Thinking about it getting good gyrator performance across the audio band probably requires opamp levels of open-loop gain.

I have a question about this. Are these circuits (this 'family' of circuits) actually
gyrators?
 
The circuits shown in the first posts are no gyrators! A real gyrator is able to transform an impedance into the dual impedance (loading a gyrator with a capacitance shows inductive behaviour and vice versa). All these circuits called 'gyrator' as anode loads are more or less constant current sources to realize as high as possible AC impedances as anode loads (to obtain vertical load lines resulting in lowest distortions for triodes). Naming these circuits 'gyrator' is simply due to the fact that they have high AC impedance like an inductor of sufficient high value as anode load.

The circuits in post#1 show some inductive behaviour for a very limited frequency range due to the fact that there is some feedback established as the reference voltage for the CCS is derived via resistors from the CCS output. The capacitors used to smooth the reference voltage form a high pass leading to frequency dependant output impedance for low frequencies. If the reference is made stable with no feedback added, the output would become purely resistive for low frequencies and capacitive for high frequencies as soon as the parasitic transistor capacitances start playing a role.
 

Elerion

Member
2017-09-23 9:04 am
No, by my understanding only the one I posted was a gyrator

The circuits shown in the first posts are no gyrators!

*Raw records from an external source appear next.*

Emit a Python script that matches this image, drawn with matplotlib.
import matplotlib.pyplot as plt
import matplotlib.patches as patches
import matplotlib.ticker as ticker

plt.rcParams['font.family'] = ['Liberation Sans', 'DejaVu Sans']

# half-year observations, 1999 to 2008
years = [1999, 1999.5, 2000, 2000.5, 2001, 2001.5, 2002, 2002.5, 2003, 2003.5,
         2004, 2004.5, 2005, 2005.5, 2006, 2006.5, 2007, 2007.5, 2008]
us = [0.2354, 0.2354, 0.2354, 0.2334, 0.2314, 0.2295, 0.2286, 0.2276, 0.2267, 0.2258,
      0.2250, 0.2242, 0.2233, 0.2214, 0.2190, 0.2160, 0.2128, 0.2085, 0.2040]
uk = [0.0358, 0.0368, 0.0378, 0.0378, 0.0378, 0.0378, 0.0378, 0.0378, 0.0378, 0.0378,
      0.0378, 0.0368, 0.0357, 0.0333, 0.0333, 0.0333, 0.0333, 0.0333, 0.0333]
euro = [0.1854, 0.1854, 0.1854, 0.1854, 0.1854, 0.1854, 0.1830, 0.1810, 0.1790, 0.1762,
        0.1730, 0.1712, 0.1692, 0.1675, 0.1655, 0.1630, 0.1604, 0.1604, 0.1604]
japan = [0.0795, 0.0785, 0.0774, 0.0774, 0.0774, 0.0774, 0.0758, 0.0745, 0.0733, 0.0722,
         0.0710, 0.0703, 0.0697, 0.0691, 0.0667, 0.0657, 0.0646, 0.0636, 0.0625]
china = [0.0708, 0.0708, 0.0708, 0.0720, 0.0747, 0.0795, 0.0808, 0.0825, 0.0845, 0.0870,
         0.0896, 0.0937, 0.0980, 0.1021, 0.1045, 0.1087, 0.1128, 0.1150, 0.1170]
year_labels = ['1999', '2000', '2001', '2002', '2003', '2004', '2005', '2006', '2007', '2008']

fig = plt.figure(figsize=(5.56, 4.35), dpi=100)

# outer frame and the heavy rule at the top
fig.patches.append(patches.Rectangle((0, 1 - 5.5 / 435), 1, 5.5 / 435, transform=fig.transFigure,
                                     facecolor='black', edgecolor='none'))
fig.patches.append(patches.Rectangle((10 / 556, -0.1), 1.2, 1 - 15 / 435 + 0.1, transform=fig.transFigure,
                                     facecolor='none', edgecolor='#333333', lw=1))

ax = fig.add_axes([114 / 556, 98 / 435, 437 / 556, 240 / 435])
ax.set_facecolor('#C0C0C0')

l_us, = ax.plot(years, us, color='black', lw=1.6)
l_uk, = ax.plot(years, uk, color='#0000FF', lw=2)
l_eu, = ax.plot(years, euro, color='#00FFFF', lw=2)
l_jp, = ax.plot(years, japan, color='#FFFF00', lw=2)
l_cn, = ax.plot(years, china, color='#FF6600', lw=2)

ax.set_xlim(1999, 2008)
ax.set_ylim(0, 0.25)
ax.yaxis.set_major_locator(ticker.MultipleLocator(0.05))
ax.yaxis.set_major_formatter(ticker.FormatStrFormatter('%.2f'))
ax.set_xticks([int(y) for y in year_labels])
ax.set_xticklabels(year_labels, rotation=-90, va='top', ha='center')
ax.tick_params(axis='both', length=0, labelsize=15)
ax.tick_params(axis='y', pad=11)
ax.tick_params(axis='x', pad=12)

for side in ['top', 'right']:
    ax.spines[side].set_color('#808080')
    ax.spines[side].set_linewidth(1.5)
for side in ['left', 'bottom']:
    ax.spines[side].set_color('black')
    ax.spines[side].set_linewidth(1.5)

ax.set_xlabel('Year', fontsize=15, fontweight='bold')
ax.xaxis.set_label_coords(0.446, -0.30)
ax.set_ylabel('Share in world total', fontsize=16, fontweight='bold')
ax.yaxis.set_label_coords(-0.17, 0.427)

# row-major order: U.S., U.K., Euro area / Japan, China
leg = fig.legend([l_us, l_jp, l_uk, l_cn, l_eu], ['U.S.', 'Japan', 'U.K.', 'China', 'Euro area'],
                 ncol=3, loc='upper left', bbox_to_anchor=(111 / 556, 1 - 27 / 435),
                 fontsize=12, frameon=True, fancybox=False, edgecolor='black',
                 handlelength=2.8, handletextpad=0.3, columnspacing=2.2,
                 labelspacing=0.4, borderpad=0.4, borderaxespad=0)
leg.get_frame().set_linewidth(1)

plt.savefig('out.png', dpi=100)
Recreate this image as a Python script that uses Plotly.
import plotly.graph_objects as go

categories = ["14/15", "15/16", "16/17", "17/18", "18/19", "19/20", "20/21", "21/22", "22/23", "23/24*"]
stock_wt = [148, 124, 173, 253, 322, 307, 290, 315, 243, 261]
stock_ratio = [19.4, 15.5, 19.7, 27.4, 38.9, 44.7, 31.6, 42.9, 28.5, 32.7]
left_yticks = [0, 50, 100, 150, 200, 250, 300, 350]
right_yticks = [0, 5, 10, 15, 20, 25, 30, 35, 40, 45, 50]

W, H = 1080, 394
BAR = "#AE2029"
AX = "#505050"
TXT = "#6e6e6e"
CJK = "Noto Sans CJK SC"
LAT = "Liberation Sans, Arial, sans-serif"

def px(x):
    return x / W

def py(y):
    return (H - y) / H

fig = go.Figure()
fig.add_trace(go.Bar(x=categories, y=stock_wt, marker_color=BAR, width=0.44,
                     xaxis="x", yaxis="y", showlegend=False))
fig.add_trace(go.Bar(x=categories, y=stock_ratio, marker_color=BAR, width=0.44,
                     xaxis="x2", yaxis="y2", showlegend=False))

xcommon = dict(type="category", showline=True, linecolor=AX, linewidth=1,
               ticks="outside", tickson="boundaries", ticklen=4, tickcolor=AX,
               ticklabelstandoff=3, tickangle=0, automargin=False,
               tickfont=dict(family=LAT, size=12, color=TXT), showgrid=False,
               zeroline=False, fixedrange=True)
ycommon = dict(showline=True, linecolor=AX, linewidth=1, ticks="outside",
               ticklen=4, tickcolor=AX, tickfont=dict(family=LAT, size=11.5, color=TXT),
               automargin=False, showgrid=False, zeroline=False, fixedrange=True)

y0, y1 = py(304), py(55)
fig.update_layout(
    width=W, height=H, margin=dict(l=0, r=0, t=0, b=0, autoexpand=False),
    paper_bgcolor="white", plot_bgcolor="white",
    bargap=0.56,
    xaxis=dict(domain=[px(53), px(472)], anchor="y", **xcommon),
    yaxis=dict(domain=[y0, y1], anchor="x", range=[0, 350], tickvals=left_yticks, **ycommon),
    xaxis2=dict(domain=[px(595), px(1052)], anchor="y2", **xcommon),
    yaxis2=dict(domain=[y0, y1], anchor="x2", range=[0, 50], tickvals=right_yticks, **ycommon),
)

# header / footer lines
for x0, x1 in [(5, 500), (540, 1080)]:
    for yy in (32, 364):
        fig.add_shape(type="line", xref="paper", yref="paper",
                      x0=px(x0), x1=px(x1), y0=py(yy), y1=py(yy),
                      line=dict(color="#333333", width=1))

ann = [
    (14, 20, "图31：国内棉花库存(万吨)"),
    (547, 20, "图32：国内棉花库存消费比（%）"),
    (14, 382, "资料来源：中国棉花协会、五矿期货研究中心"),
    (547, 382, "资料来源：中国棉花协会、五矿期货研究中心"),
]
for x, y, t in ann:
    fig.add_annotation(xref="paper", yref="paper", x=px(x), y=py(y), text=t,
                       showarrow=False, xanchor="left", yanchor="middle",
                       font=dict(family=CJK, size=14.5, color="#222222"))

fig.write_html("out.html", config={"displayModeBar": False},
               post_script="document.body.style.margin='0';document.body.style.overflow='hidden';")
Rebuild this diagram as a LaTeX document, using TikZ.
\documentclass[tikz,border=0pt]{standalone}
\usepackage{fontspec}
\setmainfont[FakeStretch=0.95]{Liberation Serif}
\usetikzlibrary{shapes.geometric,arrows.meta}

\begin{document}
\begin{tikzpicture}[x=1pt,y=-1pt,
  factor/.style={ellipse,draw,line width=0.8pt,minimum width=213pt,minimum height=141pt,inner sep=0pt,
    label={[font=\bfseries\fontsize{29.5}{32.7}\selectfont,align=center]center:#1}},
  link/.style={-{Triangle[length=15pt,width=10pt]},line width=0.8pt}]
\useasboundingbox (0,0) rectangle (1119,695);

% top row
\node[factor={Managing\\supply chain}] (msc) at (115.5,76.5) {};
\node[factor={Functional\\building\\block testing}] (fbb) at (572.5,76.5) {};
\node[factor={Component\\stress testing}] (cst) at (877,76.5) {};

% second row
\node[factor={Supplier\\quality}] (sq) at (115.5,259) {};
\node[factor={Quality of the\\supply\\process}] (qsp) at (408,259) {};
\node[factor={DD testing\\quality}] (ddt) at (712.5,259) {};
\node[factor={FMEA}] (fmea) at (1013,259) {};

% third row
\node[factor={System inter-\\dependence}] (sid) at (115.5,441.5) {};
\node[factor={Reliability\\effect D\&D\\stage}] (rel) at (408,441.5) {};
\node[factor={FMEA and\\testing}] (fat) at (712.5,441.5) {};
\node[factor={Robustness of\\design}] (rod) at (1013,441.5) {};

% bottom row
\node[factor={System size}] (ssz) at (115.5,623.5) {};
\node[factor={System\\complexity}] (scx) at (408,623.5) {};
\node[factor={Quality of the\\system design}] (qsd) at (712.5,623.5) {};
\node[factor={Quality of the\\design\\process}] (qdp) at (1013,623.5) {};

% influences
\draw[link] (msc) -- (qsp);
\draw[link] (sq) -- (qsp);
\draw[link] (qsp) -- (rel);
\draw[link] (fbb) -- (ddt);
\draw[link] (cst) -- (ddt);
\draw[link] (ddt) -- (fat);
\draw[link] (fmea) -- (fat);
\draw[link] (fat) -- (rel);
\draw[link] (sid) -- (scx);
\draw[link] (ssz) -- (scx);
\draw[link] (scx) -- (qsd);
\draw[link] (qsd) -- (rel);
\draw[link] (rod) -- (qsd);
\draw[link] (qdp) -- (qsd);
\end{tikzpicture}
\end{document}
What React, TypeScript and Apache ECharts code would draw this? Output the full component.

I agree with that. From a purely theoretical point of view, they are not gyrators (as negative impedance converters). But in the audio world it seems common to call them that way.

Anyway, let's limit our discussion to circuits that simulate an inductor.

That's precisely the reason why I started this post: to clear if it is me that I'm not able to simulate that inductive behaviour, or I'm missing something.

I see these circuits (posted by me) as moderately good CCS (not great) but able to set the anode voltage, while a pure CCS cannot.